Instruction: Leaving out all pictures, copy exactly the lines from the one containing "Clone this chart in D3.js." down to the one containing "20, 25, 30];", both of them included.

Provided data:
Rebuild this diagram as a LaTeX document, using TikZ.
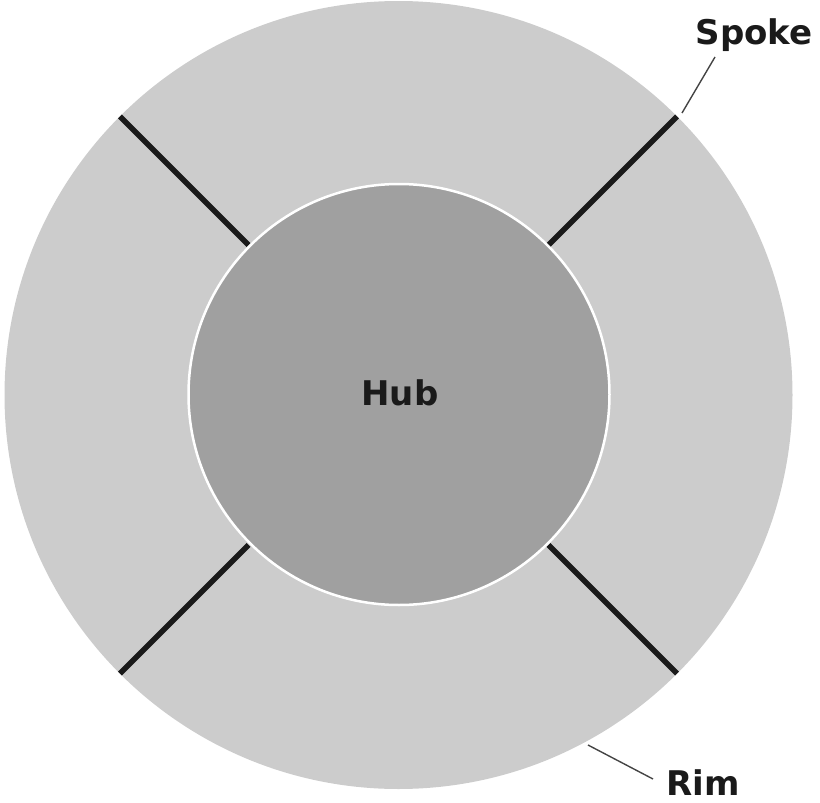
\documentclass[tikz,border=0pt]{standalone}
\usepackage{fontspec}
\setmainfont{DejaVu Sans}
\definecolor{rimgray}{HTML}{CCCCCC}
\definecolor{hubgray}{HTML}{A0A0A0}
\definecolor{spokeblack}{HTML}{1A1A1A}
\definecolor{leadergray}{HTML}{444444}
\tikzset{
  lbl/.style={font=\bfseries\fontsize{34}{40}\selectfont, text=spokeblack, anchor=base, inner sep=0pt},
  spokeline/.style={draw=spokeblack, line width=5.5pt},
  leader/.style={draw=leadergray, line width=1.4pt},
  disc/.style={circle, inner sep=0pt, outer sep=0pt}
}
\begin{document}
\begin{tikzpicture}[x=1pt,y=-1pt]
\useasboundingbox (0,0) rectangle (820,803);
\node[disc, fill=rimgray, minimum size=788pt] (rim) at (398.5,395) {};
\path (rim.center) ++(45:212) coordinate (in45) ++(45:182) coordinate (out45);
\path (rim.center) ++(135:212) coordinate (in135) ++(135:182) coordinate (out135);
\path (rim.center) ++(225:212) coordinate (in225) ++(225:182) coordinate (out225);
\path (rim.center) ++(315:212) coordinate (in315) ++(315:182) coordinate (out315);
\draw[spokeline] (in45) -- (out45);
\draw[spokeline] (in135) -- (out135);
\draw[spokeline] (in225) -- (out225);
\draw[spokeline] (in315) -- (out315);
\node[disc, fill=hubgray, draw=white, line width=2.5pt, minimum size=421pt] (hub) at (399,394.5) {};
\node[lbl] (hubtext) at (400,405) {Hub};
\node[lbl] (spoketext) at (754,44) {Spoke};
\node[lbl] (rimtext) at (703,795) {Rim};
\coordinate (spokeA) at (682,113);
\coordinate (spokeB) at (715,57);
\coordinate (rimA) at (588,745);
\coordinate (rimB) at (653,779);
\draw[leader] (spokeA) -- (spokeB);
\draw[leader] (rimA) -- (rimB);
\end{tikzpicture}
\end{document}
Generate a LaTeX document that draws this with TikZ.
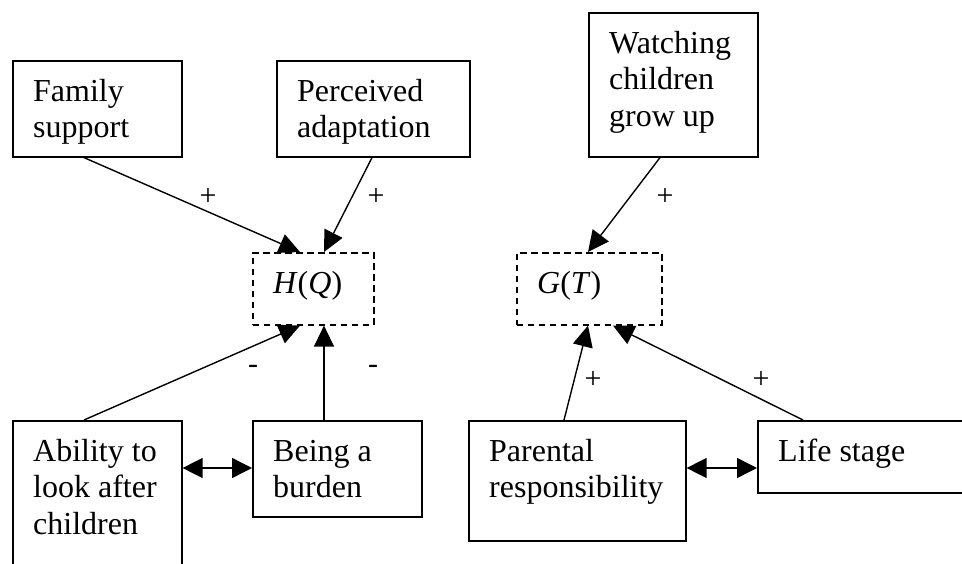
\documentclass[tikz,border=0pt]{standalone}
\usepackage{fontspec}
\setmainfont{Liberation Serif}
\usetikzlibrary{arrows.meta,calc}
\tikzset{
  box/.style={draw, line width=1.6pt, inner sep=0pt, anchor=north west},
  dbox/.style={box, dash pattern=on 6.5pt off 4.5pt},
  txt/.style={inner sep=0pt, anchor=north west, align=left, font=\fontsize{32}{36.8}\selectfont},
  lbl/.style={inner sep=0pt, font=\fontsize{30}{34}\selectfont},
  arr/.style={line width=1.4pt, -{Triangle[length=21pt,width=20pt]}},
  darr/.style={line width=1.4pt, {Triangle[length=20pt,width=20pt]}-{Triangle[length=20pt,width=20pt]}},
}
\begin{document}
\begin{tikzpicture}[x=1pt,y=-1pt]
\useasboundingbox (0,0) rectangle (962,563);
\clip (0,0) rectangle (962,563);
% boxes
\node[box, minimum width=169pt, minimum height=96pt] (fam) at (12,60) {};
\node[box, minimum width=193pt, minimum height=96pt] (perc) at (276,60) {};
\node[box, minimum width=169pt, minimum height=144pt] (watch) at (588,12) {};
\node[dbox, minimum width=121pt, minimum height=72pt] (hq) at (252,252) {};
\node[dbox, minimum width=145pt, minimum height=72pt] (gt) at (516,252) {};
\node[box, minimum width=169pt, minimum height=180pt] (abil) at (12,420) {};
\node[box, minimum width=169pt, minimum height=96pt] (burd) at (252,420) {};
\node[box, minimum width=217pt, minimum height=120pt] (par) at (468,420) {};
\node[box, minimum width=243pt, minimum height=72pt] (life) at (757,420) {};
% texts
\node[txt] (famt) at ([xshift=21pt,yshift=-15.2pt]fam.north west) {\strut Family\\support};
\node[txt] (perct) at ([xshift=21pt,yshift=-15.2pt]perc.north west) {\strut Perceived\\adaptation};
\node[txt] (watcht) at ([xshift=21pt,yshift=-15.2pt]watch.north west) {\strut Watching\\children\\grow up};
\node[txt] (hqt) at ([xshift=21pt,yshift=-15.2pt]hq.north west) {\strut\textit{H}(\textit{Q})};
\node[txt] (gtt) at ([xshift=21pt,yshift=-15.2pt]gt.north west) {\strut\textit{G}(\textit{T})};
\node[txt] (abilt) at ([xshift=21pt,yshift=-15.2pt]abil.north west) {\strut Ability to\\look after\\children};
\node[txt] (burdt) at ([xshift=21pt,yshift=-15.2pt]burd.north west) {\strut Being a\\burden};
\node[txt] (part) at ([xshift=21pt,yshift=-15.2pt]par.north west) {\strut Parental\\responsibility};
\node[txt] (lifet) at ([xshift=21pt,yshift=-15.2pt]life.north west) {\strut Life stage};
% arrows
\draw[arr] ([xshift=72pt]fam.south west) -- ([xshift=48pt]hq.north west);
\draw[arr] ([xshift=96pt]perc.south west) -- ([xshift=72pt]hq.north west);
\draw[arr] ([xshift=72pt]watch.south west) -- ([xshift=72pt]gt.north west);
\draw[arr] ([xshift=72pt]abil.north west) -- ([xshift=48pt]hq.south west);
\draw[arr] ([xshift=72pt]burd.north west) -- ([xshift=72pt]hq.south west);
\draw[arr] ([xshift=96pt]par.north west) -- ([xshift=72pt]gt.south west);
\draw[arr] ([xshift=46pt]life.north west) -- ([xshift=97pt]gt.south west);
\draw[darr] ([yshift=-48pt]abil.north east) -- ([yshift=-48pt]burd.north west);
\draw[darr] ([yshift=-48pt]par.north east) -- ([yshift=-48pt]life.north west);
% labels
\node[lbl] (l1) at (208,197) {+};
\node[lbl] (l2) at (376,197) {+};
\node[lbl] (l3) at (665,197) {+};
\node[lbl] (l4) at (593,380) {+};
\node[lbl] (l5) at (761,380) {+};
\node[lbl, anchor=base] (l6) at (253,373) {-};
\node[lbl, anchor=base] (l7) at (373,373) {-};
\end{tikzpicture}
\end{document}
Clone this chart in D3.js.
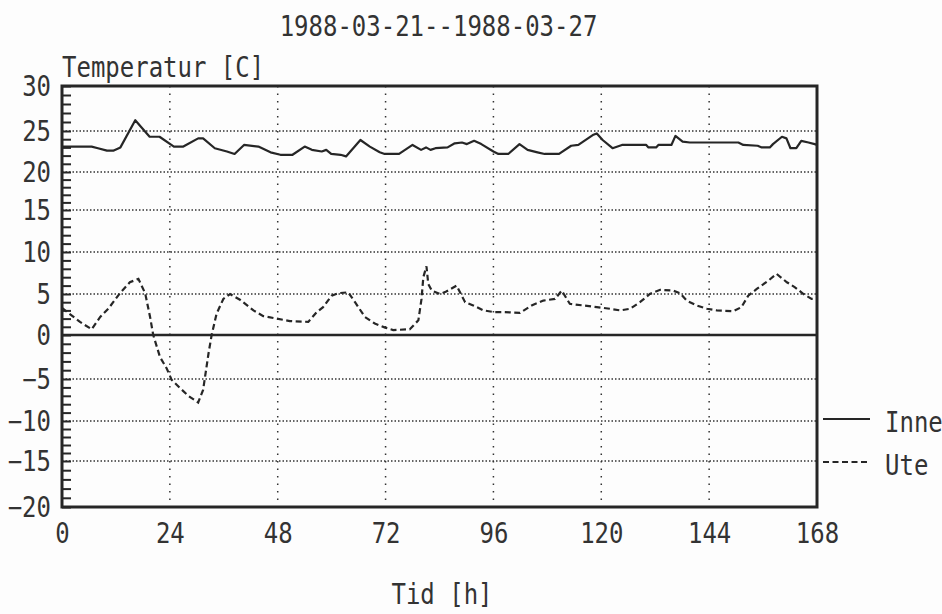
<!DOCTYPE html>
<html>
<head>
<meta charset="utf-8">
<script src="https://cdn.jsdelivr.net/npm/d3@7"></script>
<style>
  html, body { margin: 0; padding: 0; background: #fdfdfd; }
  svg { display: block; }
  text { font-family: "DejaVu Sans Mono", monospace; fill: #333; }
</style>
</head>
<body>
<svg id="chart" width="942" height="614"></svg>
<script>
// ---------- data ----------
const title = "1988-03-21--1988-03-27";
const yTitle = "Temperatur [C]";
const xTitle = "Tid [h]";
const seriesNames = ["Inne", "Ute"];

const xTicks = [0, 24, 48, 72, 96, 120, 144, 168];
const yTicks = [-20, -15, -10, -5, 0, 5, 10, 15, 20, 25, 30];

const inneHours = [0, 6.6, 8, 10, 11.4, 13, 16.3, 19.5, 21.7, 24.9, 27, 30.3, 31.4, 34, 36.7, 38.4, 40.5, 43.7, 46.4, 48.6,
  51.3, 54, 55.6, 57.8, 58.8, 59.9, 62, 63.2, 66.4, 68.5, 70.7, 71.8, 75, 78, 79.9, 81, 82, 83.1, 85.8, 87.4,
  89, 90.1, 91.7, 93.3, 96, 97.1, 99.3, 101.8, 103.6, 105.8, 107.4, 110.6, 113.3, 114.9, 118.1, 119, 120.3, 122.5, 124.6, 130,
  130.5, 132.2, 132.7, 135.6, 136.5, 138.1, 139.7, 150.5, 151.6, 154.8, 155.7, 157.5, 158.2, 160.2, 161.2, 162.1, 163.4, 164.5, 166.1, 167.5, 168];
const inneTemp = [23.1, 23.1, 22.9, 22.6, 22.6, 23.0, 26.2, 24.3, 24.3, 23.1, 23.1, 24.1, 24.1, 22.9, 22.5, 22.2, 23.3, 23.1, 22.4, 22.1,
  22.1, 23.1, 22.7, 22.5, 22.7, 22.2, 22.1, 21.9, 23.9, 23.1, 22.4, 22.2, 22.2, 23.3, 22.7, 23.0, 22.7, 22.9, 23.0, 23.5,
  23.6, 23.4, 23.8, 23.4, 22.5, 22.2, 22.2, 23.4, 22.7, 22.4, 22.2, 22.2, 23.2, 23.3, 24.5, 24.7, 23.9, 22.9, 23.3, 23.3,
  23.0, 23.0, 23.3, 23.3, 24.4, 23.7, 23.6, 23.6, 23.3, 23.2, 23.0, 23.0, 23.4, 24.3, 24.1, 22.9, 22.9, 23.8, 23.6, 23.4, 23.3];

const uteHours = [0, 4, 6.6, 8.5, 10.3, 12.9, 15.1, 17, 18.5, 19.6, 20.3, 21.8, 23.3, 24.4, 26.3, 28.1, 30.3, 31.4, 32.6, 33.3,
  34.4, 35.9, 37.4, 39.6, 42.6, 44.8, 47.8, 50.7, 54.8, 56.7, 58.1, 60, 61.5, 63.7, 65.2, 67.4, 69.6, 71.9, 73.7, 77.4,
  79.3, 80, 80.4, 81.1, 81.5, 82.3, 84.1, 85.5, 87.8, 89.7, 91.5, 93.8, 96, 97.8, 101.9, 104.5, 107.1, 109.7, 111.2, 113,
  116, 119, 121.9, 124.2, 126.4, 128.6, 130.8, 133.1, 136, 137.5, 139, 141.2, 143.5, 145.7, 149.4, 151.2, 152.7, 154.6, 157.2, 159,
  161.3, 163.1, 165, 166.8, 168];
const uteTemp = [3.3, 1.6, 0.7, 2.2, 3.2, 5.1, 6.4, 6.8, 5.1, 2.2, 0, -2.5, -3.8, -5.1, -6.1, -7.0, -7.8, -6.3, -2.1, 0,
  2.6, 4.4, 5.0, 4.3, 3.0, 2.3, 2.0, 1.7, 1.6, 2.8, 3.4, 4.8, 5.1, 5.2, 4.0, 2.2, 1.4, 0.9, 0.6, 0.7,
  1.8, 4.4, 7.0, 8.3, 6.2, 5.4, 5.0, 5.3, 6.0, 4.0, 3.6, 3.0, 2.8, 2.8, 2.7, 3.6, 4.2, 4.4, 5.4, 3.8,
  3.6, 3.4, 3.2, 3.0, 3.2, 4.0, 5.0, 5.5, 5.4, 5.1, 4.2, 3.6, 3.2, 3.0, 2.9, 3.4, 4.8, 5.6, 6.6, 7.4,
  6.4, 5.8, 5.0, 4.4, 4.4];

// ---------- layout ----------
const svg = d3.select("#chart");
const pLeft = 62, pRight = 817, pTop = 86, pBottom = 507;
const ink = "#262626";
const stretch = "scale(1,1.18)";

const x = d3.scaleLinear().domain([0, 168]).range([pLeft, pRight]);
// piecewise-linear to follow the scanned plot's grid positions
const y = d3.scaleLinear()
  .domain([-20, -15, -10, -5, 0, 5, 10, 15, 20, 25, 30])
  .range([507, 461, 421, 379, 335, 294, 252, 210, 172, 131, 86]);

// gridlines (dotted)
const grid = svg.append("g");
grid.selectAll(".hg").data(yTicks.filter(v => v > -20 && v < 30 && v !== 0)).join("line")
  .attr("x1", pLeft).attr("x2", pRight)
  .attr("y1", d => y(d)).attr("y2", d => y(d))
  .attr("stroke", "#333").attr("stroke-width", 1.5).attr("stroke-dasharray", "1.5,2");
grid.selectAll(".vg").data(xTicks.filter(v => v > 0 && v < 168)).join("line")
  .attr("x1", d => x(d)).attr("x2", d => x(d))
  .attr("y1", pTop).attr("y2", pBottom)
  .attr("stroke", "#333").attr("stroke-width", 1.5).attr("stroke-dasharray", "1.5,6");

// zero line
svg.append("line").attr("x1", pLeft).attr("x2", pRight).attr("y1", y(0)).attr("y2", y(0))
  .attr("stroke", ink).attr("stroke-width", 2.5);

// minor ticks on left axis (every degree)
const minor = svg.append("g").attr("transform", `translate(${pLeft},0)`)
  .call(d3.axisRight(y).tickValues(d3.range(-20, 31, 1)).tickSize(9).tickFormat(""));
minor.select(".domain").remove();
minor.selectAll("line").attr("stroke", ink).attr("stroke-width", 2);

// y labels
const yAx = svg.append("g").attr("transform", `translate(${pLeft},0)`)
  .call(d3.axisLeft(y).tickValues(yTicks).tickSize(0).tickPadding(11));
yAx.select(".domain").remove();
yAx.selectAll("text").attr("font-size", 24).attr("font-family", "DejaVu Sans Mono")
  .attr("fill", "#333").attr("transform", stretch);

// x labels
const xAx = svg.append("g").attr("transform", `translate(0,${pBottom})`)
  .call(d3.axisBottom(x).tickValues(xTicks).tickSize(0).tickPadding(13.5));
xAx.select(".domain").remove();
xAx.selectAll("text").attr("font-size", 24).attr("font-family", "DejaVu Sans Mono")
  .attr("fill", "#333").attr("transform", stretch);

// series
const line = d3.line().x(d => x(d[0])).y(d => y(d[1]));
const inne = d3.zip(inneHours, inneTemp);
const ute = d3.zip(uteHours, uteTemp);
svg.append("path").datum(inne).attr("d", line)
  .attr("fill", "none").attr("stroke", ink).attr("stroke-width", 2.2).attr("stroke-linejoin", "round");
svg.append("path").datum(ute).attr("d", line)
  .attr("fill", "none").attr("stroke", ink).attr("stroke-width", 2.2).attr("stroke-dasharray", "6,3.5");

// frame
svg.append("rect").attr("x", pLeft).attr("y", pTop).attr("width", pRight - pLeft).attr("height", pBottom - pTop)
  .attr("fill", "none").attr("stroke", ink).attr("stroke-width", 3);

// titles
function txt(s, tx, ty, anchor) {
  svg.append("text").attr("transform", `translate(${tx},${ty}) ${stretch}`)
    .attr("text-anchor", anchor).attr("font-size", 24).text(s);
}
txt(title, 438.5, 36, "middle");
txt(yTitle, 62, 77, "start");
txt(xTitle, 442, 604, "middle");

// legend
const legY = [419, 462];
const dashes = [null, "6,3.5"];
seriesNames.forEach((name, i) => {
  svg.append("line").attr("x1", 823).attr("x2", 870).attr("y1", legY[i]).attr("y2", legY[i])
    .attr("stroke", ink).attr("stroke-width", 2).attr("stroke-dasharray", dashes[i]);
  txt(name, 885, legY[i] + 13, "start");
});
</script>
</body>
</html>
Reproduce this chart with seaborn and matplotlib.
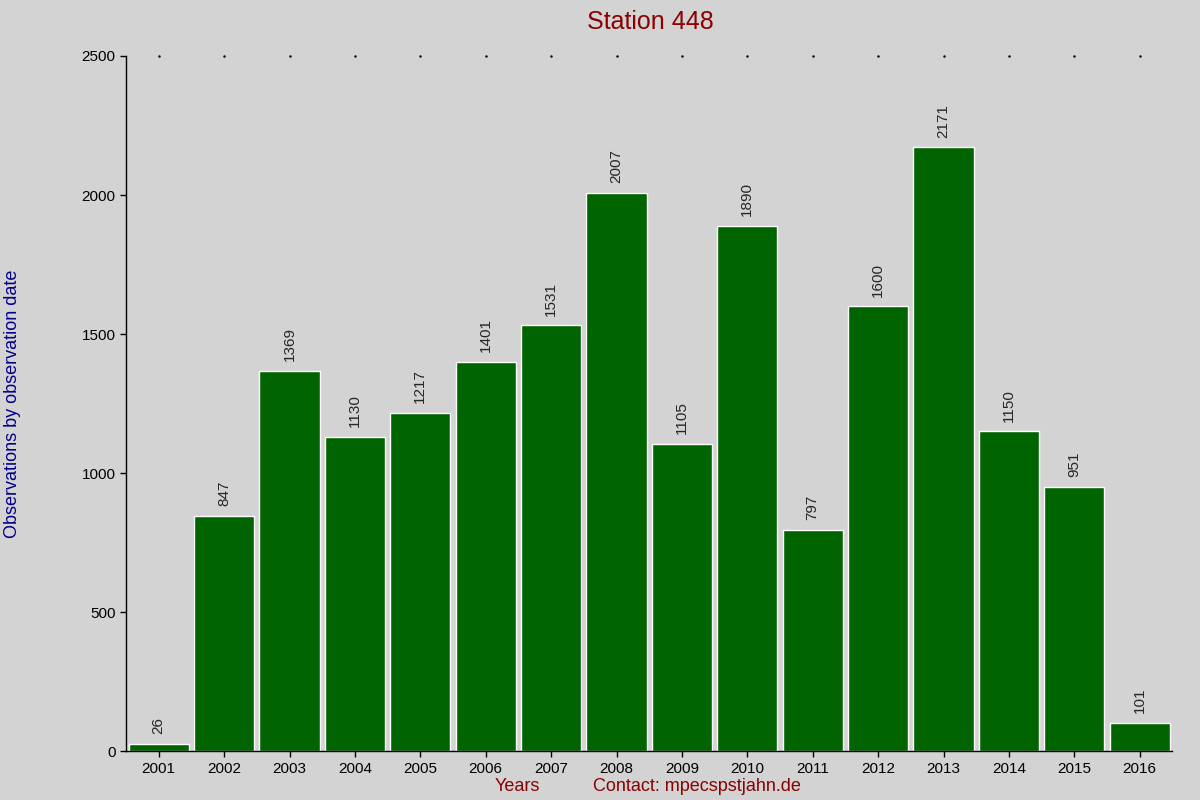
import matplotlib
matplotlib.use("Agg")
import matplotlib.pyplot as plt
import seaborn as sns
import pandas as pd

years = [str(y) for y in range(2001, 2017)]
values = [26, 847, 1369, 1130, 1217, 1401, 1531, 2007, 1105, 1890, 797, 1600, 2171, 1150, 951, 101]

sns.set_style("white")
plt.rcParams['font.family'] = ['Liberation Sans', 'DejaVu Sans']
bg = "#d3d3d3"
fig = plt.figure(figsize=(12, 8), dpi=100, facecolor=bg)
ax = fig.add_axes([0.105, 0.061, 0.872, 0.869], facecolor=bg)
df = pd.DataFrame({"year": years, "value": values})
sns.barplot(data=df, x="year", y="value", color="#006400", saturation=1, width=0.92, ax=ax)
ax.set_xlim(-0.5, 15.5)
ax.set_ylim(0, 2500)
ax.set_yticks(range(0, 2501, 500))
for s in ["top", "right"]:
    ax.spines[s].set_visible(False)
for s in ["left", "bottom"]:
    ax.spines[s].set_color("black")
    ax.spines[s].set_linewidth(1)
ax.tick_params(axis="both", labelsize=11, colors="black", length=4, width=1, left=True, bottom=True)
for i, v in enumerate(values):
    ax.text(i, v + 35, str(v), rotation=90, ha="center", va="bottom", fontsize=11)
for i in range(len(years)):
    ax.plot(i, 2500, marker=".", markersize=1.5, color="black", clip_on=False)
ax.set_xlabel("")
ax.set_ylabel("Observations by observation date", color="#00008b", fontsize=13)
ax.yaxis.set_label_coords(-0.1, 0.5)
fig.text(0.542, 0.973, "Station 448", ha="center", va="center", color="#8b0000", fontsize=18)
fig.text(0.431, 0.017, "Years", ha="center", va="center", color="#8b0000", fontsize=13)
fig.text(0.581, 0.017, "Contact: mpecspstjahn.de", ha="center", va="center", color="#8b0000", fontsize=13)
fig.savefig("out.png", facecolor=bg)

Written solution:
Clone this chart in D3.js.
<!DOCTYPE html>
<html>
<head>
<meta charset="utf-8">
<script src="https://cdn.jsdelivr.net/npm/d3@7"></script>
<style>
  html, body { margin: 0; padding: 0; background: #fdfdfd; }
  svg { display: block; }
  text { font-family: "DejaVu Sans Mono", monospace; fill: #333; }
</style>
</head>
<body>
<svg id="chart" width="942" height="614"></svg>
<script>
// ---------- data ----------
const title = "1988-03-21--1988-03-27";
const yTitle = "Temperatur [C]";
const xTitle = "Tid [h]";
const seriesNames = ["Inne", "Ute"];

const xTicks = [0, 24, 48, 72, 96, 120, 144, 168];
const yTicks = [-20, -15, -10, -5, 0, 5, 10, 15, 20, 25, 30];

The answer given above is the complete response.